Pedagang lain menyahuti, ”Produk lokal mahal!”
Dengan harga yang lebih mahal, kualitas produk lokal masih kalah jauh dari produk impor bekas ilegal.
Kedua menteri itu diagendakan berdialog dengan para pedagang pukul 16.00, tetapi Zulkifli dan Teten baru menemui para pedagang pukul 17.25 karena sebelumnya kedua menteri berdiskusi terbatas dengan perwakilan pedagang pakaian bekas impor, PD Pasar Jaya, serta anggota DPR, Adian Napitupulu. Keduanya meninggalkan lokasi pukul 18.00. Ratusan pedagang pun harus kecewa karena tidak berkesempatan berdialog langsung dengan Zulkifli dan Teten.
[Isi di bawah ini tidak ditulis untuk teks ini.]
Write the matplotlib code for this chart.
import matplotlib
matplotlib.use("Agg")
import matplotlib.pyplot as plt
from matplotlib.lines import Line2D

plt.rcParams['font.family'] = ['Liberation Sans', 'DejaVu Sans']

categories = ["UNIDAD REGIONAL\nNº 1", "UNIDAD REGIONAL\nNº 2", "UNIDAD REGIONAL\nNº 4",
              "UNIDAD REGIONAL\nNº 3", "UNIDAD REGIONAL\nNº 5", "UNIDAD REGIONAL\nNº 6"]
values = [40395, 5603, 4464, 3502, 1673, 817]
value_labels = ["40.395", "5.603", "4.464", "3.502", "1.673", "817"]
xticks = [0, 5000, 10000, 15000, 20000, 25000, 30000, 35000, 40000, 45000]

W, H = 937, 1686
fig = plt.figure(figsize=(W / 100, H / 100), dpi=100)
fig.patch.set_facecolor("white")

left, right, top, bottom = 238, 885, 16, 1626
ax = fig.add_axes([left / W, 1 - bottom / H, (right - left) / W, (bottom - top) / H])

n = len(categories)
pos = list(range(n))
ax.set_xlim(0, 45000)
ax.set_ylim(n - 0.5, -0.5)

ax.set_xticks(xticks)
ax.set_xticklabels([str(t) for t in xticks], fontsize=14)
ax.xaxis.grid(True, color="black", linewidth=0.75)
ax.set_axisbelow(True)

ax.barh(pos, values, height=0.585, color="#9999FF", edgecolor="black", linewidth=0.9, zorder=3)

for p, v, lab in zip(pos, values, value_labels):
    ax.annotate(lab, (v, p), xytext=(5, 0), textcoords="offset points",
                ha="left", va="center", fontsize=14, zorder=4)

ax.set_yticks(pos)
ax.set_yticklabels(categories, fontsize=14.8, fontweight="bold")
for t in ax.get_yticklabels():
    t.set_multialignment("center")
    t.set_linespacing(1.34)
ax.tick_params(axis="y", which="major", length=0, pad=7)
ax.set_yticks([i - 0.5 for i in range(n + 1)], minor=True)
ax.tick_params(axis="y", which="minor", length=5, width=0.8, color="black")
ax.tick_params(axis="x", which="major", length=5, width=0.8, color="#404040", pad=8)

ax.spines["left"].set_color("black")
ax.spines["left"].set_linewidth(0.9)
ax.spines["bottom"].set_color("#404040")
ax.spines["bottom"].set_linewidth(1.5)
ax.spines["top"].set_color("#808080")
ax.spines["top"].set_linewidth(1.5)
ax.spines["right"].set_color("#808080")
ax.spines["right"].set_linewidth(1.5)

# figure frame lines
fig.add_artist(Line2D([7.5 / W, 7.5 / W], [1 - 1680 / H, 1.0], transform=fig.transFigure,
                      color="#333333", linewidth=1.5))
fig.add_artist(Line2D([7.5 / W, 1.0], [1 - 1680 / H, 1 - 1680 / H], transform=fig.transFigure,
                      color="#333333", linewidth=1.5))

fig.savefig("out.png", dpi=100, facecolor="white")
Petugas mengecek ballpress berisi pakaian bekas di Tempat Penimbunan Pabean Direktorat Jenderal Bea dan Cukai Kawasan Industri Jababeka III, Kabupaten Bekasi, Jawa Barat, Selasa (28/3/2023).
Soal reaksi kekecewaan itu, Nanang menjelaskan lebih lanjut. Ia sulit menjual produk lokal karena kualitas pakaian bekas impor yang ia jual lebih baik daripada produk lokal. Selain kalah kualitas, produk lokal juga dirasa mahal bagi mayoritas warga Baubau yang termasuk kelas menengah ke bawah.
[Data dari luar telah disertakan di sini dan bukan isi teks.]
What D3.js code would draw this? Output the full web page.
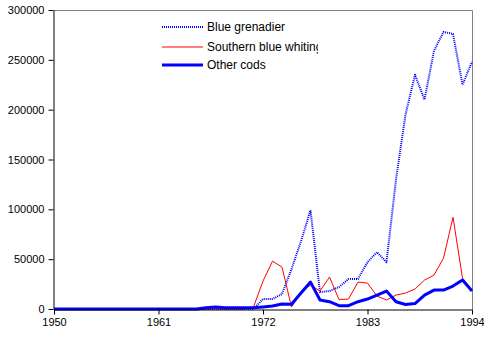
<!DOCTYPE html>
<html>
<head>
<meta charset="utf-8">
<script src="https://cdn.jsdelivr.net/npm/d3@7"></script>
<style>
body { margin: 0; background: #fff; }
svg { font-family: "Liberation Sans", Arial, sans-serif; }
</style>
</head>
<body>
<div id="chart"></div>
<script>

var years = d3.range(1950, 1995);

// values 1950..1994, tonnes
var blueGrenadier = [
	0,0,0,0,0,0,0,0,0,0,
	0,0,0,0,0,0,0,0,0,0,
	0,0,10000,10000,15000,40000,68000,99000,17000,18000,
	22000,30000,30000,47000,57000,47000,130000,195000,235000,210000,
	259000,278000,276000,225000,248000
];

var southernBlueWhiting = [
	0,0,0,0,0,0,0,0,0,0,
	0,0,0,0,0,0,0,0,0,0,
	0,2000,28000,48000,42000,2000,17000,24000,18000,32000,
	9500,10000,27000,26000,13000,9000,14000,16000,20000,29000,
	34000,51000,92000,31000,19000
];

var otherCods = [
	0,0,0,0,0,0,0,0,0,0,
	0,0,0,0,0,0,1200,2000,1200,1200,
	1200,1200,2000,3000,5000,4700,16000,27000,9000,7300,
	3300,3300,7300,10000,14000,18000,7300,4500,5500,14000,
	19000,19000,23000,29000,18000
];

var xTicks = [1950, 1961, 1972, 1983, 1994];
var yTicks = [0, 50000, 100000, 150000, 200000, 250000, 300000];

var series = [
	{name: 'Blue grenadier', values: blueGrenadier, color: '#0000ff', width: 2, dash: '1,1'},
	{name: 'Southern blue whiting', values: southernBlueWhiting, color: '#ff0000', width: 1, dash: null},
	{name: 'Other cods', values: otherCods, color: '#0000ff', width: 3, dash: null}
];

var width = 484, height = 342;
var margin = {top: 10, right: 12, bottom: 33, left: 54};

var svg = d3.select('#chart').append('svg')
			.attr('width', width)
			.attr('height', height);

var x = d3.scaleLinear()
		  .domain([1950, 1994])
		  .range([margin.left, width - margin.right]);

var y = d3.scaleLinear()
		  .domain([0, 300000])
		  .range([height - margin.bottom, margin.top]);

// plot frame: grey top and right
svg.append('path')
   .attr('d', 'M' + x(1950) + ',' + (y(300000) + 0.5) + 'H' + (x(1994) + 0.5) + 'V' + y(0))
   .attr('fill', 'none')
   .attr('stroke', '#808080')
   .attr('stroke-width', 1);

var line = d3.line()
			 .x(function(d, i){ return x(years[i]); })
			 .y(function(d){ return y(d); });

svg.selectAll('.series')
   .data(series)
   .enter().append('path')
   .attr('class', 'series')
   .attr('d', function(d){ return line(d.values); })
   .attr('fill', 'none')
   .attr('stroke', function(d){ return d.color; })
   .attr('stroke-width', function(d){ return d.width; })
   .attr('stroke-dasharray', function(d){ return d.dash; })
   .attr('stroke-linejoin', 'round');

var xAxis = svg.append('g')
			   .attr('transform', 'translate(0,' + (y(0) + 0.5) + ')')
			   .call(d3.axisBottom(x).tickValues(xTicks).tickFormat(d3.format('d')).tickSize(5).tickSizeOuter(0));

var yAxis = svg.append('g')
			   .attr('transform', 'translate(' + (x(1950) - 0.5) + ',0)')
			   .call(d3.axisLeft(y).tickValues(yTicks).tickFormat(d3.format('d')).tickSize(5).tickSizeOuter(0));

svg.selectAll('.tick text')
   .attr('font-size', 11)
   .attr('font-family', '"Liberation Sans", Arial, sans-serif')
   .attr('fill', '#000');

svg.selectAll('.domain, .tick line').attr('stroke', '#000');

xAxis.selectAll('.tick text').attr('dy', '0.71em').attr('y', 9);
yAxis.selectAll('.tick text').attr('x', -9);

// legend, clipped on the right like the original
svg.append('clipPath')
   .attr('id', 'legclip')
   .append('rect')
   .attr('x', 150).attr('y', 15).attr('width', 168).attr('height', 60);

var legend = svg.append('g')
				.attr('clip-path', 'url(#legclip)');

var legRows = [27, 47, 65];

var item = legend.selectAll('.leg')
				 .data(series)
				 .enter().append('g')
				 .attr('class', 'leg')
				 .attr('transform', function(d, i){ return 'translate(0,' + legRows[i] + ')'; });

item.append('line')
	.attr('x1', 162).attr('x2', 203)
	.attr('y1', 0).attr('y2', 0)
	.attr('stroke', function(d){ return d.color; })
	.attr('stroke-width', function(d){ return d.width; })
	.attr('stroke-dasharray', function(d){ return d.dash; });

item.append('text')
	.attr('x', 207)
	.attr('dy', '0.35em')
	.attr('font-size', 12)
	.text(function(d){ return d.name; });

</script>
</body>
</html>
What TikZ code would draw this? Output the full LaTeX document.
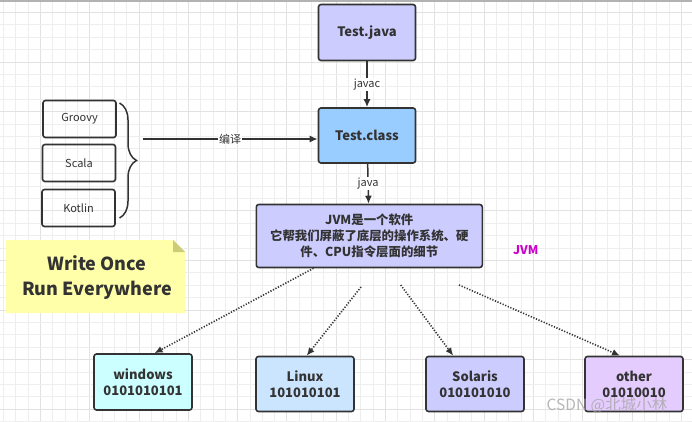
\documentclass[tikz,border=0pt]{standalone}
\usepackage{fontspec}
\setmainfont{Noto Sans CJK SC}
\usepackage{xcolor}
\usepackage{tikz}
\usetikzlibrary{arrows.meta,positioning,calc,decorations.pathreplacing}
\definecolor{ink}{RGB}{51,51,51}
\definecolor{gridc}{RGB}{238,238,238}
\definecolor{gridm}{RGB}{226,226,226}
\definecolor{javafill}{RGB}{204,204,255}
\definecolor{classfill}{RGB}{153,204,255}
\definecolor{winfill}{RGB}{204,255,255}
\definecolor{linfill}{RGB}{204,229,255}
\definecolor{othfill}{RGB}{229,204,255}
\definecolor{notefill}{RGB}{255,255,170}
\definecolor{notefold}{RGB}{204,204,119}
\definecolor{jvmtag}{RGB}{204,0,204}

\tikzset{
  box/.style={draw=ink,line width=1.6pt,rounded corners=2.5pt,text=ink,
              align=center,font=\bfseries\fontsize{13}{16}\selectfont},
  langbox/.style={draw=ink,line width=1.6pt,rounded corners=2.5pt,text=ink,
              minimum width=73,minimum height=37,font=\fontsize{11}{13}\selectfont},
  flow/.style={-{Latex[length=8pt,width=7pt]},line width=1.5pt,draw=ink},
  port/.style={-{Latex[length=8pt,width=7pt]},line width=1.6pt,draw=ink,
               dash pattern=on 1.2pt off 1.6pt},
  tag/.style={fill=white,inner sep=1pt,text=ink,font=\fontsize{11}{13}\selectfont},
}

\begin{document}
\begin{tikzpicture}[x=1pt,y=-1pt]
\useasboundingbox (0,0) rectangle (692,422);
% background grid
\fill[white] (0,0) rectangle (692,422);
\foreach \i in {0,...,56}{
  \pgfmathtruncatemacro{\m}{mod(\i,4)}
  \ifnum\m=3 \def\gc{gridm}\else\def\gc{gridc}\fi
  \draw[\gc,line width=0.8pt] ({3.3+12.33*\i},0) -- ++(0,422);
}
\foreach \j in {1,...,34}{
  \pgfmathtruncatemacro{\m}{mod(\j,4)}
  \ifnum\m=1 \def\gc{gridm}\else\def\gc{gridc}\fi
  \draw[\gc,line width=0.8pt] (0,{12.4*\j}) -- ++(692,0);
}
\draw[gray!60,line width=1.2pt] (0,1) -- (692,1);

% compile chain
\node[box,fill=javafill,minimum width=97,minimum height=56] (java) at (367,32.5) {Test.java};
\node[box,fill=classfill,minimum width=97,minimum height=55] (class) at (367,135.5) {Test.class};
\node[box,fill=javafill,minimum width=226,minimum height=63,
      font=\bfseries\fontsize{12.4}{16}\selectfont] (jvm) at (369.3,236)
  {JVM是一个软件\\它帮我们屏蔽了底层的操作系统、硬\\件、CPU指令层面的细节};
\node[text=jvmtag,font=\bfseries\fontsize{12}{14}\selectfont] (jvmtag) at (525.7,250) {JVM};

\draw[flow] (java) -- node[tag] {javac} (class);
\draw[flow] (class) -- node[tag] {java} (jvm);

% other languages
\node[langbox] (groovy) at (79.5,119) {Groovy};
\node[langbox] (scala) at (79,163) {Scala};
\node[langbox] (kotlin) at (78.5,208) {Kotlin};
\draw[ink,line width=1.5pt,decorate,decoration={brace,amplitude=17pt}]
  (119.5,103) -- (119.5,218);
\coordinate (brc) at (142.7,139);
\draw[flow] (brc) -- node[tag] {编译} (brc -| class.west);

% note
\fill[notefill] (6,240) -- (173,240) -- (185,252) -- (185,313) -- (6,313) -- cycle;
\fill[notefold] (173,240) -- (185,252) -- (173,252) -- cycle;
\node[text=ink,align=center,font=\bfseries\fontsize{18}{25}\selectfont] (motto) at (97,277)
  {Write Once\\Run Everywhere};

% platforms
\node[box,fill=winfill,minimum width=98,minimum height=56] (win) at (143,382) {windows\\0101010101};
\node[box,fill=linfill,minimum width=98,minimum height=55] (lin) at (305,384) {Linux\\101010101};
\node[box,fill=javafill,minimum width=98,minimum height=55] (sol) at (475,384) {Solaris\\010101010};
\node[box,fill=othfill,minimum width=98,minimum height=55] (oth) at (634,384) {other\\01010010};

\coordinate (pw) at ($(jvm.south west)+(58,0)$);
\coordinate (pl) at (361,287);
\coordinate (ps) at (400.7,285);
\coordinate (po) at (459,285);
\draw[port] (pw) -- ($(win.north)+(11.5,0)$);
\draw[port] (pl) -- ($(lin.north)+(1.7,0)$);
\draw[port] (ps) -- ($(sol.north)+(-21.8,0)$);
\draw[port] (po) -- ($(oth.north)+(-14,0)$);

% watermark
\node[text=gray!70,opacity=0.8,font=\fontsize{15.5}{17}\selectfont] (mark) at (607,405) {CSDN @北城小林};
\end{tikzpicture}
\end{document}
”Indonesia bagian tengah dan timur berbeda dengan Jakarta. Masyarakatnya kebanyakan petani, tukang ojek, dan nelayan. Mal jarang sekali, mereka belinya pakaian bekas rata-rata. Pemerintah harus memikirkan produk lokal yang berkualitas, tapi harganya bisa murah,” kata pria yang berjualan pakaian bekas sejak 2018 itu. Nanang menjual pakaian bekas impor dengan harga mulai dari Rp 5.000 hingga Rp 70.000 per potong.
Menjual produk lokal juga dirasa sulit oleh Amrizal (58), pedagang pakaian bekas impor di Pasar Senen. Sama seperti Nanang, ia berpendapat, dengan harga yang lebih mahal, kualitas produk lokal masih kalah jauh dibandingkan produk impor bekas ilegal.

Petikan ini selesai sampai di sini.